Another increasingly important approach is the hybridisation of 3D Printing and CNC machining. Companies well established in the CNC sector, including DMG Mori and Mazak, are introducing a number of new systems to market. For example, the Lasertec 65 3D offers the ability to directly grow components in metal using laser consolidation of metal powder, and to machine those ‘in-process’ to decrease build times whilst retaining accuracy. Such systems also offer the ability to ‘grow’ structures onto existing parts, opening up the path to the flexible and cost-effective manufacture of high value products from up-valuing of lower value products. They bring 3D Printing into the potentially huge ‘spares and repairs’ market, enabling cost-effective refurbishment of high value components in sectors such as rail, marine, mining, aerospace etc.

The high cost of materials is likely to be mitigated to some extent by an increase in capacity, particularly for the metals sector, where high quality, dense, spherical metal powders are in demand. We have recently seen 3D Printing powder manufacturers such as Carpenter Technology Corp, AP&C and Hoeganaes Corporation increasing capacity, and new technologies aimed at increasing powder quality and yield being developed, such as LPW’s Plasma Spheroidisation technology.

As in many sectors of UK manufacturing, there is a skills gap across all areas of 3D Printing; from designers, who lack the skills to maximise the benefits offered by 3D Printing in design freedom and optimisation, through to machine operatives and maintenance engineers. The answer to closing this skills gap is not clear cut, but an increased prominence for Advanced Manufacturing Technologies (AMT) in the national curriculum, linked to a national college strategy, with the option for vocational routes to training and skills, is thought to be essential to grow competence in this sector.

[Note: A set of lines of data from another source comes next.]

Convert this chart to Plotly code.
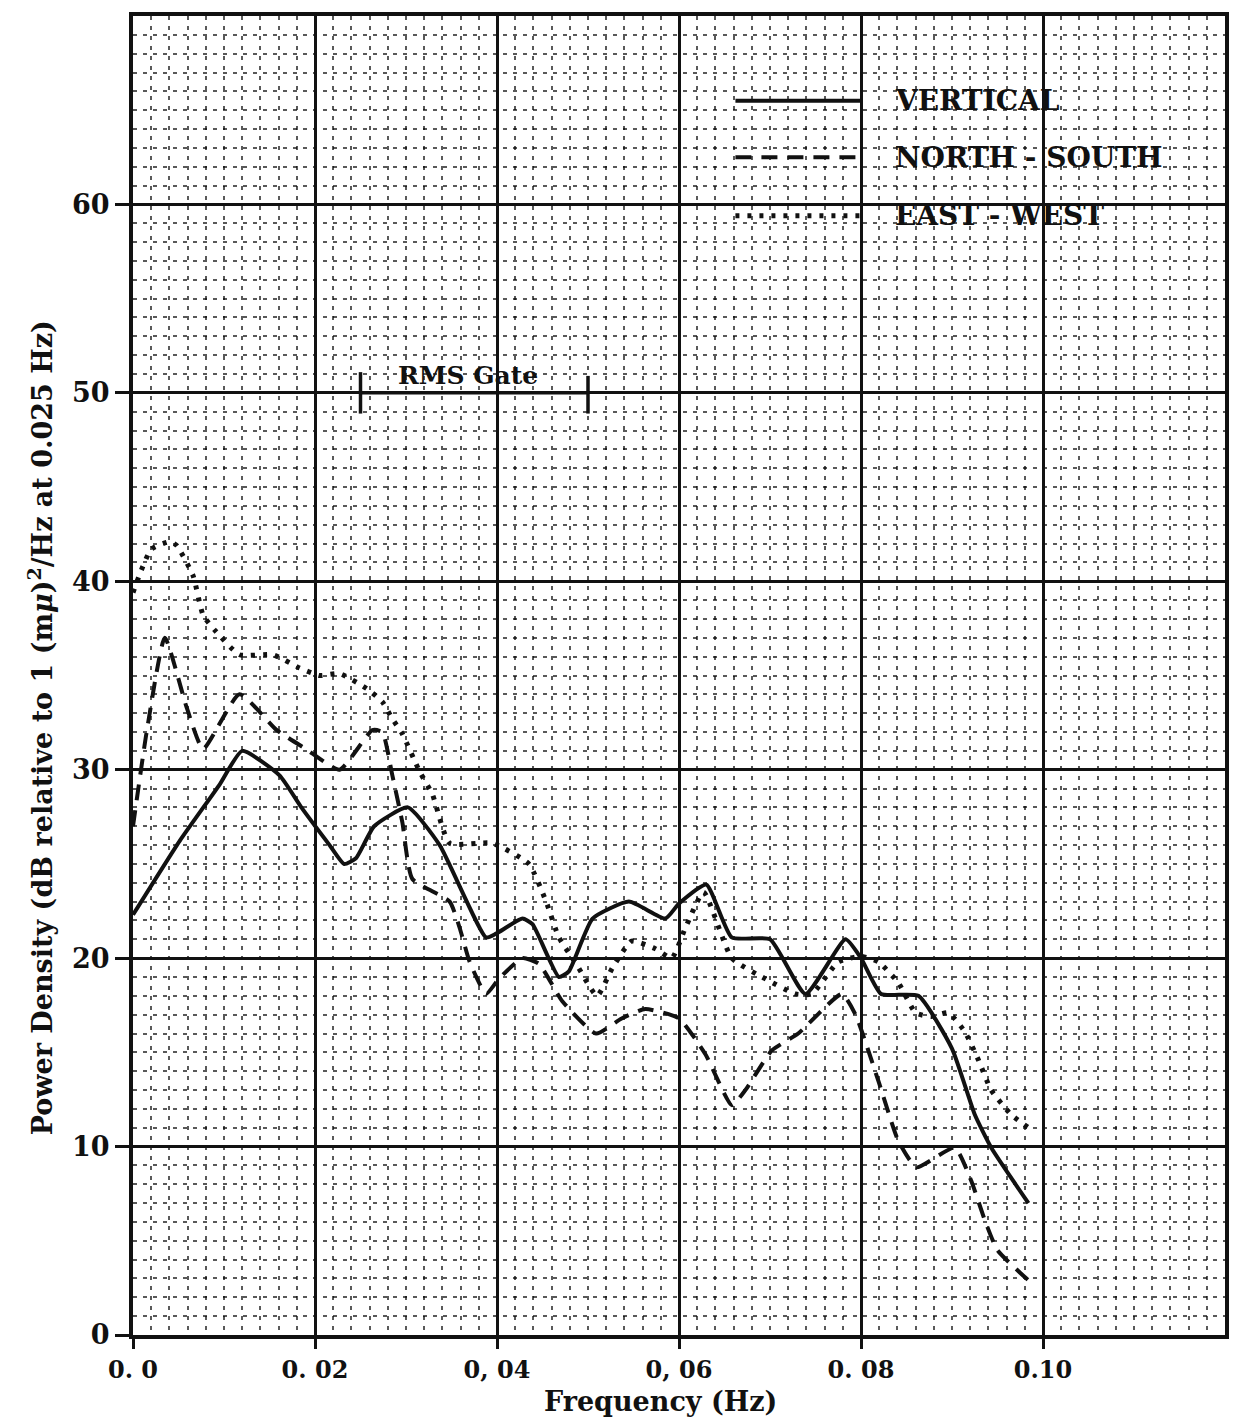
import plotly.graph_objects as go

# ---------------- data ----------------
vert_x = [0.0, 0.0051, 0.0095, 0.012, 0.0161, 0.0185, 0.0216, 0.0232, 0.0245, 0.0265,
          0.0302, 0.0337, 0.0388, 0.0399, 0.0428, 0.0439, 0.0468, 0.0479, 0.0505, 0.0545,
          0.0585, 0.060, 0.063, 0.0658, 0.070, 0.0739, 0.0783, 0.080, 0.0822, 0.0863,
          0.090, 0.0925, 0.0943, 0.0984]
vert_y = [22.3, 26.2, 29.2, 31.0, 29.7, 28.0, 26.0, 25.0, 25.3, 27.0,
          28.0, 26.0, 21.1, 21.3, 22.1, 21.8, 19.0, 19.3, 22.1, 23.0,
          22.1, 22.9, 23.9, 21.1, 21.0, 18.1, 21.0, 20.0, 18.1, 18.0,
          15.2, 11.7, 9.95, 7.0]

ns_x = [0.0, 0.0015, 0.0035, 0.0059, 0.0077, 0.0117, 0.0158, 0.019, 0.0227, 0.0263,
        0.0274, 0.0285, 0.0296, 0.0307, 0.0348, 0.0359, 0.037, 0.0388, 0.0402, 0.0428,
        0.0446, 0.0472, 0.0509, 0.0537, 0.0563, 0.060, 0.0629, 0.0658, 0.0673, 0.0702,
        0.0731, 0.0779, 0.0794, 0.0819, 0.0841, 0.0861, 0.0903, 0.0921, 0.0936, 0.095,
        0.0984]
ns_y = [27.0, 32.0, 37.0, 33.3, 31.1, 34.0, 32.1, 31.1, 30.0, 32.1,
        32.0, 29.7, 27.2, 24.2, 23.0, 21.6, 19.8, 18.1, 18.9, 20.0,
        19.7, 17.7, 16.0, 16.8, 17.3, 16.8, 14.9, 12.2, 13.0, 15.1,
        16.0, 18.1, 17.0, 13.5, 10.3, 8.9, 9.95, 8.2, 6.1, 4.5,
        2.9]

ew_x = [0.0, 0.002, 0.004, 0.0048, 0.0066, 0.0077, 0.009, 0.0117, 0.0154, 0.0183,
        0.0205, 0.0227, 0.0257, 0.0274, 0.0285, 0.0296, 0.0315, 0.0329, 0.0348, 0.0395,
        0.0435, 0.0454, 0.0468, 0.0487, 0.051, 0.0527, 0.0548, 0.0574, 0.0592, 0.0607,
        0.0627, 0.0658, 0.0695, 0.0728, 0.0746, 0.0775, 0.080, 0.0819, 0.0841, 0.086,
        0.0877, 0.0896, 0.0914, 0.0929, 0.0943, 0.0965, 0.0984]
ew_y = [39.4, 41.7, 42.1, 41.9, 40.3, 38.2, 37.4, 36.1, 36.1, 35.4,
        35.0, 35.1, 34.3, 33.6, 32.7, 31.9, 29.9, 28.7, 26.1, 26.1,
        25.0, 23.0, 21.1, 19.7, 18.0, 19.5, 20.9, 20.5, 20.0, 21.6,
        23.5, 20.0, 18.9, 18.1, 18.1, 19.8, 20.1, 19.8, 18.7, 17.1,
        16.9, 17.1, 16.1, 14.6, 13.0, 11.7, 11.0]

x_tickvals = [0.0, 0.02, 0.04, 0.06, 0.08, 0.10]
x_ticktext = ["0. 0", "0. 02", "0, 04", "0, 06", "0. 08", "0.10"]
y_tickvals = [0, 10, 20, 30, 40, 50, 60]
y_ticktext = ["0", "10", "20", "30", "40", "50", "60"]

series_names = ["VERTICAL", "NORTH - SOUTH", "EAST - WEST"]
rms_gate = [0.025, 0.050]

FONT = "DejaVu Serif"
BLACK = "#111111"

fig = go.Figure()
fig.add_trace(go.Scatter(x=vert_x, y=vert_y, mode="lines", name=series_names[0],
                         line=dict(color=BLACK, width=4, shape="spline", smoothing=0.5)))
fig.add_trace(go.Scatter(x=ns_x, y=ns_y, mode="lines", name=series_names[1],
                         line=dict(color=BLACK, width=4, dash="16px,10px",
                                   shape="spline", smoothing=0.5)))
fig.add_trace(go.Scatter(x=ew_x, y=ew_y, mode="lines", name=series_names[2],
                         line=dict(color=BLACK, width=5, dash="4px,8px",
                                   shape="spline", smoothing=0.5)))

# legend drawn inside the plot like the original
legend_styles = [("solid", 4), ("16px,10px", 4), ("4px,8px", 5)]
legend_y = [65.5, 62.5, 59.4]
shapes = []
annotations = []
for name, (dash, w), ly in zip(series_names, legend_styles, legend_y):
    shapes.append(dict(type="line", xref="x", yref="y", x0=0.0662, x1=0.0800, y0=ly, y1=ly,
                       line=dict(color=BLACK, width=w, dash=dash)))
    annotations.append(dict(x=0.0835, y=ly, xref="x", yref="y", text="<b>%s</b>" % name,
                            showarrow=False, xanchor="left", yanchor="middle",
                            font=dict(family=FONT, size=28, color=BLACK)))

# RMS gate marker
shapes.append(dict(type="line", xref="x", yref="y", x0=rms_gate[0], x1=rms_gate[1], y0=50, y1=50,
                   line=dict(color=BLACK, width=3.5)))
shapes.append(dict(type="line", xref="x", yref="y", x0=rms_gate[0], x1=rms_gate[0], y0=48.9, y1=51.1,
                   line=dict(color=BLACK, width=3.5)))
shapes.append(dict(type="line", xref="x", yref="y", x0=rms_gate[1], x1=rms_gate[1], y0=48.9, y1=50.9,
                   line=dict(color=BLACK, width=3.5)))
annotations.append(dict(x=(rms_gate[0] + rms_gate[1]) / 2 - 0.0007, y=50.05, xref="x", yref="y",
                        text="<b>RMS Gate</b>", showarrow=False, yanchor="bottom",
                        font=dict(family=FONT, size=25, color=BLACK)))

# axis titles
annotations.append(dict(x=0.058, y=0, xref="x", yref="paper", yshift=-66,
                        text="<b>Frequency (Hz)</b>", showarrow=False, yanchor="middle",
                        font=dict(family=FONT, size=27, color=BLACK)))
annotations.append(dict(x=0, y=0.46, xref="paper", yref="paper", xshift=-93,
                        text="<b>Power Density (dB relative to 1 (m<i>\u03bc</i>)<sup>2</sup>/Hz at 0.025 Hz)</b>",
                        showarrow=False, textangle=-90, xanchor="center", yanchor="middle",
                        font=dict(family=FONT, size=27, color=BLACK)))

fig.update_layout(
    width=1241, height=1421,
    margin=dict(l=133, r=16, t=12, b=86),
    paper_bgcolor="white", plot_bgcolor="white",
    showlegend=False,
    shapes=shapes, annotations=annotations,
    font=dict(family=FONT, color=BLACK),
)

fig.update_xaxes(
    range=[0, 0.12], tickvals=x_tickvals, ticktext=["<b>%s</b>" % t for t in x_ticktext],
    tickfont=dict(family=FONT, size=24, color=BLACK),
    ticks="outside", ticklen=10, tickwidth=3, tickcolor=BLACK,
    showgrid=True, gridcolor=BLACK, gridwidth=2.5,
    showline=True, linecolor=BLACK, linewidth=4, mirror=True,
    zeroline=False,
    minor=dict(dtick=0.002, tick0=0, showgrid=True, gridcolor="rgba(0,0,0,0.65)",
               gridwidth=1.5, griddash="4px,6px", ticks=""),
)
fig.update_yaxes(
    range=[0, 70], tickvals=y_tickvals, ticktext=["<b>%s</b>" % t for t in y_ticktext],
    tickfont=dict(family=FONT, size=27, color=BLACK),
    ticks="outside", ticklen=14, tickwidth=3, tickcolor=BLACK,
    showgrid=True, gridcolor=BLACK, gridwidth=2.5,
    showline=True, linecolor=BLACK, linewidth=4, mirror=True,
    zeroline=False,
    minor=dict(dtick=1, tick0=0, showgrid=True, gridcolor="rgba(0,0,0,0.65)",
               gridwidth=1.5, griddash="4px,6px", ticks=""),
)

fig.write_html("out.html")
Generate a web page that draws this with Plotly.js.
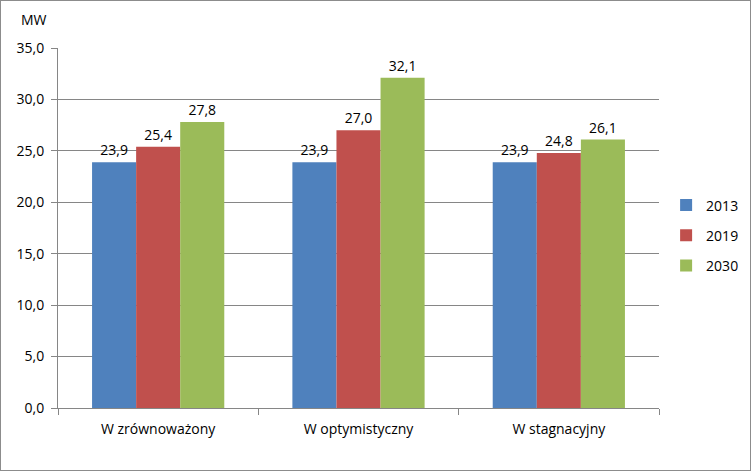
<!DOCTYPE html>
<html><head><meta charset="utf-8">
<script src="https://cdn.plot.ly/plotly-3.0.1.min.js"></script>
<style>html,body{margin:0;padding:0;background:#fff}#c{width:751px;height:471px;box-sizing:border-box;border:1px solid #8c8c8c}</style>
</head><body><div id="c"></div>
<script>
const categories = ["W zrównoważony", "W optymistyczny", "W stagnacyjny"];
const years = ["2013", "2019", "2030"];
const v2013 = [23.9, 23.9, 23.9];
const v2019 = [25.4, 27.0, 24.8];
const v2030 = [27.8, 32.1, 26.1];
const colors = ["#4F81BD", "#C0504D", "#9BBB59"];
const series = [v2013, v2019, v2030];
const font = {family: "Open Sans, Liberation Sans, sans-serif", size: 14, color: "#000"};
const traces = series.map((vals, i) => ({
  type: "bar", name: years[i], x: categories, y: vals, legendgroup: years[i],
  marker: {color: colors[i]},
  texttemplate: "%{y:.1f}", textposition: "outside", cliponaxis: false,
  textfont: font
}));
const layout = {
  width: 749, height: 469,
  margin: {l: 57, r: 91, t: 47, b: 62},
  separators: ", ",
  barmode: "group", bargap: 0.34, bargroupgap: 0,
  paper_bgcolor: "#fff", plot_bgcolor: "#fff",
  font: font,
  showlegend: true,
  legend: {xref: "container", yref: "container", x: 0.888, y: 0.5, yanchor: "middle", xanchor: "left", font: font, tracegroupgap: 9, itemwidth: 30},
  xaxis: {showline: true, linecolor: "#868686", ticks: "outside", tickson: "boundaries", ticklen: 6, tickcolor: "#868686", tickfont: font, showgrid: false, ticklabelstandoff: 8},
  yaxis: {range: [0, 35], dtick: 5, tickformat: ".1f", showline: true, linecolor: "#868686", ticks: "outside", ticklen: 6, tickcolor: "#868686", gridcolor: "#868686", gridwidth: 1, tickfont: font, zeroline: false, ticklabelstandoff: 4},
  annotations: [{text: "MW", xref: "paper", yref: "paper", x: -0.04, y: 1.08, xanchor: "center", yanchor: "middle", showarrow: false, font: font}]
};
Plotly.newPlot("c", traces, layout, {displayModeBar: false});
</script></body></html>
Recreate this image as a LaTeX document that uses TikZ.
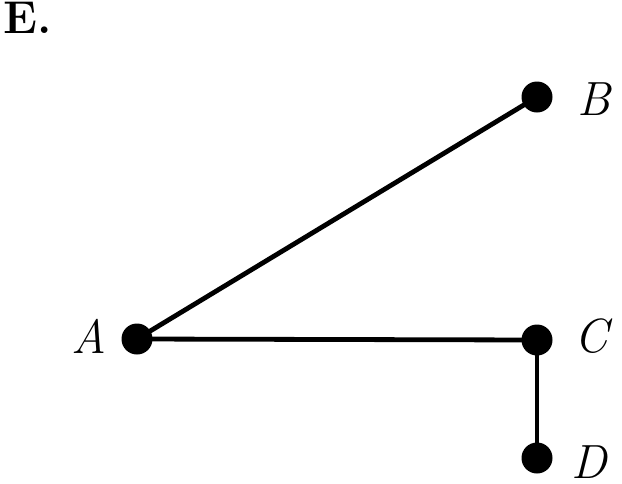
\documentclass[tikz,border=0pt]{standalone}
\begin{document}
\begin{tikzpicture}[x=1pt,y=-1pt,
  dot/.style={circle,fill=black,inner sep=0pt,minimum size=31pt},
  lab/.style={anchor=base west,inner sep=0pt,font=\fontsize{48}{48}\selectfont\itshape},
  edge/.style={line width=4.8pt}]
\useasboundingbox (0,0) rectangle (622,483);
\node[anchor=base west,inner sep=0pt,font=\fontsize{46}{46}\selectfont\bfseries] (title) at (3,33) {E.};
\node[dot] (A) at (137,339) {};
\node[dot] (B) at (537,97) {};
\node[dot] (C) at (537,340) {};
\node[dot] (D) at (537,458) {};
\draw[edge] (A.center) -- (B.center);
\draw[edge] (A.center) -- (C.center);
\draw[edge] (C.center) -- (D.center);
\node[lab] (lA) at (71,353) {A};
\node[lab] (lB) at (577,115) {B};
\node[lab] (lC) at (574,352) {C};
\node[lab] (lD) at (571,478) {D};
\end{tikzpicture}
\end{document}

To recognise this skills and knowledge developed in this sector, there is also a perceived need for awarding bodies to offer recognised 3D Printing / AMT awards.

The opportunities for 3D Printing are immense, and may well change the way in which we manufacture in the future, but the gaps in the industrial ecosystem need to be addressed if we are to capture value from the opportunities presented by this exiting technology.